When Saturday Comes‘ William Turvill adds to the lengthening discourse on the difficult relationship between players and social media, which is basically a euphemism for Twitter (you don’t normally expect to read about Ravel Morrison being a horrible person on Bebo, for example). The article follows a familiar trajectory until the end:
The most simple and logical solution is to stop players from referring directly to club affairs and make clear their opinions are personal and not representative of their employer’s. Players like Barton – who came dangerously close to contempt of court on Twitter over the weekend – might not enjoy such top-down moderation, but in light of how badly players come across on the site, closing their accounts wouldn’t be the worst solution.
Journalists love to focus on players abusing social media, in part because it distracts from another, less sexy issue—football journalists expressing knee-jerk, heat-of-the-moment opinions on football. Turvill mentions this very controversial Patrick Barclay Tweet referring to Heysel, but a far better example would be the countless moments when journalists reveal their team bias, or lack of journalistic integrity, only to write careful, stale prose in the newspaper proper the next day.
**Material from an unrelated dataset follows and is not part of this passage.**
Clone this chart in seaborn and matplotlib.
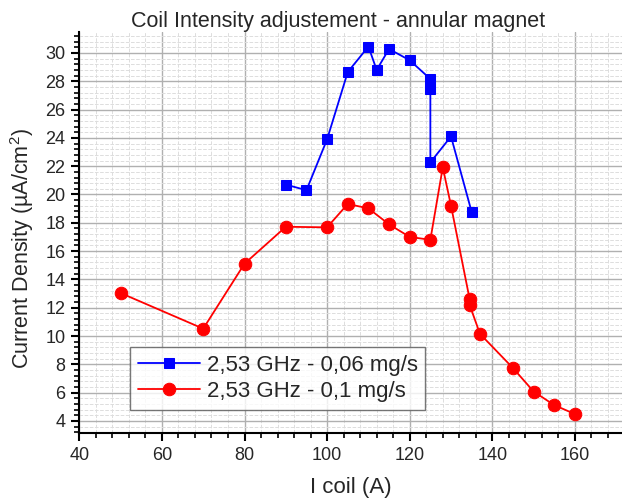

Several clever journalists squirm out of this conundrum via the old “my views do not express those of my employer” trick. Turvill rather smarly asks why players should not merely be asked to do the same. As I’ve written before, a blanket ban on Twitter would simply put up another barrier between the unwashed players and coddles millionaire players. But a legal disclaimer, along with a stern legal warning from clubs to players not to besmirch their employers or their customers, would at least help neuter this idea that players must reflect some ridiculous ideal of club unity and Charlie Davies-like enthusiasm.
It won’t stop players from being arseholes in public, but it would at least tie off a legal loose-end.